The cases we document come from either private litigation or regulatory actions. The larger settlements involve collective action lawsuits brought by plaintiff law firms on behalf of groups of workers. Here are some examples that were finalized in just the past few months:
- Chipotle agreed to pay $15 million to resolve allegations that it denied overtime pay to management trainees.
- Humana paid more than $11 million to settle allegations that it denied overtime to nurses by improperly classifying them as exempt employees.
- T-Mobile agreed to pay $2 million to resolve a lawsuit alleging that it forced customer service representatives to do off-the-clock work.
- The discount grocery chain Aldi paid $2 million to thousands of California employees who said they were cheated out of overtime pay.
Wage theft is, of course, also investigated by the Wage and Hour Division of the U.S. Labor Department. Many of the cases handled by WHD involve small firms, but it also takes on bigger employers and sometimes collects substantial amounts of back pay and penalties. Among the recent examples of these larger actions are the following:
In October, a federal court in Pittsburgh entered a consent judgment in which an oilfield services company admitted liability for more than $40 million in back wages and damages after a WHD investigation found Fair Labor Standards Act violations affecting 700 workers. The company, Holland Services, has filed for bankruptcy.
In November, a federal court in San Francisco ordered telemarketing firm Wellfleet Communications to pay more than $1.4 million in back wages and liquidated damages to more than 1,300 call center workers found by a WHD investigation to have been improperly classified as independent contractors.
There has also been an increasing focus on wage theft by state and local prosecutors.

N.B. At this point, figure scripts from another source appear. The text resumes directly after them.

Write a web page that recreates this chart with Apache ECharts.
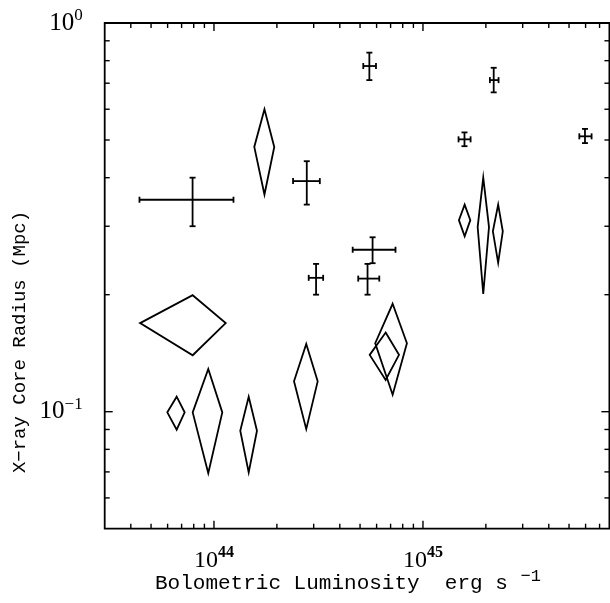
<!DOCTYPE html>
<html><head><meta charset="utf-8">
<script src="https://cdn.jsdelivr.net/npm/echarts@6/dist/echarts.min.js"></script>
<style>html,body{margin:0;padding:0;background:#fff}#c{width:610px;height:603px}</style>
</head><body><div id="c"></div>
<script>
// Axis ranges
const X_MIN = 3e43, X_MAX = 7.8e45;
const Y_MIN = 0.05, Y_MAX = 1;

// Tick labels (exponents of 10)
const xLabelExps = [44, 45];
const yLabelExps = [0, -1];

// Tick positions
const xMajorTicks = [1e44, 1e45];
const xMinorTicks = [4e43, 5e43, 6e43, 7e43, 8e43, 9e43,
  2e44, 3e44, 4e44, 5e44, 6e44, 7e44, 8e44, 9e44,
  2e45, 3e45, 4e45, 5e45, 6e45, 7e45];
const yMajorTicks = [0.1, 1];
const yMinorTicks = [0.06, 0.07, 0.08, 0.09, 0.2, 0.3, 0.4, 0.5, 0.6, 0.7, 0.8, 0.9];

// Error-bar crosses: luminosity (erg/s) with range, core radius (Mpc) with range
const crossL   = [7.9e43, 2.78e44, 3.08e44, 5.54e44, 2.18e45, 1.58e45, 5.96e45, 5.74e44, 5.43e44];
const crossLlo = [4.4e43, 2.39e44, 2.84e44, 5.18e44, 2.09e45, 1.48e45, 5.6e45, 4.61e44, 4.9e44];
const crossLhi = [1.24e44, 3.21e44, 3.33e44, 5.96e44, 2.30e45, 1.69e45, 6.41e45, 7.39e44, 6.18e44];
const crossR   = [0.351, 0.392, 0.221, 0.775, 0.713, 0.502, 0.511, 0.261, 0.220];
const crossRlo = [0.300, 0.341, 0.200, 0.713, 0.663, 0.482, 0.491, 0.241, 0.200];
const crossRhi = [0.400, 0.441, 0.240, 0.839, 0.767, 0.523, 0.534, 0.281, 0.240];

// Diamonds: centre and ranges
const diaL   = [1.744e44, 7.91e43, 6.63e43, 9.39e43, 1.466e44, 2.764e44, 7.16e44, 6.63e44, 1.583e45, 1.943e45, 2.29e45];
const diaLlo = [1.559e44, 4.43e43, 5.98e43, 7.91e43, 1.336e44, 2.415e44, 5.91e44, 5.56e44, 1.486e45, 1.827e45, 2.16e45];
const diaLhi = [1.943e44, 1.138e44, 7.24e43, 1.096e44, 1.606e44, 3.135e44, 8.38e44, 7.68e44, 1.685e45, 2.07e45, 2.41e45];
const diaR   = [0.480, 0.169, 0.0996, 0.0996, 0.0893, 0.1197, 0.150, 0.140, 0.311, 0.2985, 0.291];
const diaRlo = [0.362, 0.1397, 0.0899, 0.0695, 0.0698, 0.0902, 0.1106, 0.1207, 0.2825, 0.201, 0.2416];
const diaRhi = [0.600, 0.1994, 0.1093, 0.1288, 0.1093, 0.1494, 0.1895, 0.1598, 0.3409, 0.400, 0.3409];

const LW = 1.8;
const SERIF = '"Liberation Serif", "DejaVu Serif", serif';
const MONO = '"Liberation Mono", "DejaVu Sans Mono", monospace';

const crossData = crossL.map((v, i) => [v, crossLlo[i], crossLhi[i], crossR[i], crossRlo[i], crossRhi[i]]);
const diaData = diaL.map((v, i) => [v, diaLlo[i], diaLhi[i], diaR[i], diaRlo[i], diaRhi[i]]);

// tick data: [x, y, length, dir] dir 0=bottom,1=top,2=left,3=right
const tickData = [];
xMajorTicks.forEach(v => { tickData.push([v, Y_MIN, 8, 0]); tickData.push([v, Y_MAX, 8, 1]); });
xMinorTicks.forEach(v => { tickData.push([v, Y_MIN, 5, 0]); tickData.push([v, Y_MAX, 5, 1]); });
yMajorTicks.forEach(v => { tickData.push([X_MIN, v, 8, 2]); tickData.push([X_MAX, v, 8, 3]); });
yMinorTicks.forEach(v => { tickData.push([X_MIN, v, 5, 2]); tickData.push([X_MAX, v, 5, 3]); });

function seg(a, b, w) {
  return { type: 'line', shape: { x1: a[0], y1: a[1], x2: b[0], y2: b[1] },
    style: { stroke: '#000', lineWidth: w || LW } };
}

function labelFormatter(exps) {
  return function (v) {
    const lg = Math.log10(v);
    const e = Math.round(lg);
    if (Math.abs(lg - e) > 1e-6 || exps.indexOf(e) < 0) return '';
    return '{b|10}{s|' + (e < 0 ? '\u2212' + (-e) : e) + '}';
  };
}

const chart = echarts.init(document.getElementById('c'), null, { renderer: 'canvas' });
chart.setOption({
  animation: false,
  backgroundColor: '#fff',
  grid: { left: 104.7, right: 0.6, top: 23, bottom: 74.3, show: true,
    borderColor: '#000', borderWidth: 1.8, containLabel: false, outerBoundsMode: 'none' },
  xAxis: {
    type: 'log', logBase: 10, min: X_MIN, max: X_MAX,
    axisLine: { show: false }, axisTick: { show: false }, splitLine: { show: false },
    axisLabel: {
      formatter: labelFormatter(xLabelExps), showMinLabel: false, showMaxLabel: false, margin: 16,
      rich: {
        b: { fontFamily: SERIF, fontSize: 24, lineHeight: 32, color: '#000' },
        s: { fontFamily: SERIF, fontSize: 16, fontWeight: 'bold', lineHeight: 16, verticalAlign: 'top', color: '#000' }
      }
    }
  },
  yAxis: {
    type: 'log', logBase: 10, min: Y_MIN, max: Y_MAX,
    axisLine: { show: false }, axisTick: { show: false }, splitLine: { show: false },
    axisLabel: {
      formatter: labelFormatter(yLabelExps), showMinLabel: false, showMaxLabel: true, margin: 22,
      rich: {
        b: { fontFamily: SERIF, fontSize: 25, lineHeight: 32, color: '#000' },
        s: { fontFamily: SERIF, fontSize: 17, lineHeight: 16, verticalAlign: 'top', color: '#000' }
      }
    }
  },
  graphic: [
    { type: 'text', x: 155, y: 583,
      style: { text: '{t|Bolometric Luminosity  erg s }{s|\u22121}', textAlign: 'left', textVerticalAlign: 'middle',
        rich: { t: { fontFamily: MONO, fontSize: 21, lineHeight: 30, fill: '#000' },
                s: { fontFamily: MONO, fontSize: 17, lineHeight: 18, verticalAlign: 'top', fill: '#000' } } } },
    { type: 'text', x: 20, y: 342, rotation: Math.PI / 2,
      style: { text: 'X\u2212ray Core Radius (Mpc)', textAlign: 'center', textVerticalAlign: 'middle',
        font: '19px ' + MONO, fill: '#000' } }
  ],
  series: [
    {
      type: 'custom', name: 'ticks', clip: false, silent: true, data: tickData,
      renderItem: function (params, api) {
        const p = api.coord([api.value(0), api.value(1)]);
        const len = api.value(2), dir = api.value(3);
        let q;
        if (dir === 0) q = [p[0], p[1] - len];
        else if (dir === 1) q = [p[0], p[1] + len];
        else if (dir === 2) q = [p[0] + len, p[1]];
        else q = [p[0] - len, p[1]];
        return seg(p, q, 1.4);
      }
    },
    {
      type: 'custom', name: 'crosses', clip: false, data: crossData,
      encode: { x: [0, 1, 2], y: [3, 4, 5] },
      renderItem: function (params, api) {
        const x = api.value(0), xl = api.value(1), xh = api.value(2);
        const y = api.value(3), yl = api.value(4), yh = api.value(5);
        const l = api.coord([xl, y]), r = api.coord([xh, y]);
        const t = api.coord([x, yh]), b = api.coord([x, yl]);
        const cap = 3;
        return { type: 'group', children: [
          seg(l, r), seg(t, b),
          seg([l[0], l[1] - cap], [l[0], l[1] + cap]),
          seg([r[0], r[1] - cap], [r[0], r[1] + cap]),
          seg([t[0] - cap, t[1]], [t[0] + cap, t[1]]),
          seg([b[0] - cap, b[1]], [b[0] + cap, b[1]])
        ] };
      }
    },
    {
      type: 'custom', name: 'diamonds', clip: false, data: diaData,
      encode: { x: [0, 1, 2], y: [3, 4, 5] },
      renderItem: function (params, api) {
        const x = api.value(0), xl = api.value(1), xh = api.value(2);
        const y = api.value(3), yl = api.value(4), yh = api.value(5);
        const l = api.coord([xl, y]), r = api.coord([xh, y]);
        const t = api.coord([x, yh]), b = api.coord([x, yl]);
        return { type: 'polygon', shape: { points: [t, r, b, l] },
          style: { fill: null, stroke: '#000', lineWidth: LW, lineJoin: 'miter' } };
      }
    }
  ]
});
</script>
</body></html>
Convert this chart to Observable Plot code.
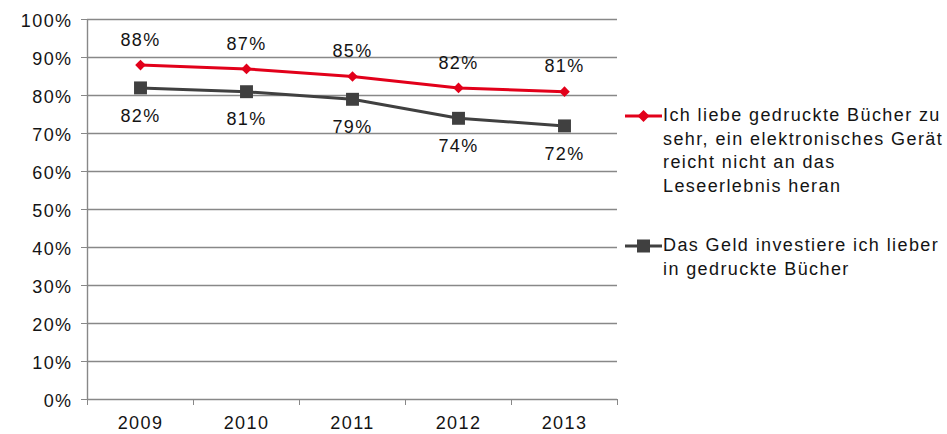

For example, the New York Attorney General, in partnership with the New York City Department of Consumer and Worker Protection, recently announced an agreement with two major home care health agencies to deliver up to $18.8 million in unpaid wages to approximately 12,000 workers who had been denied fair pay for years.
The San Francisco City Attorney announced a $5 million settlement with DoorDash to resolve allegations that it misclassified its delivery drivers as independent contractors to avoid providing required sick leave and that it improperly used tip income to cover their base pay.
Some businesses are paying a price in fines and settlements while others are now having to offer higher wages. One way or another, they are being called to account for years of labor exploitation.
Note: all these cases will be included in the Violation Tracker updated that will be posted later this month.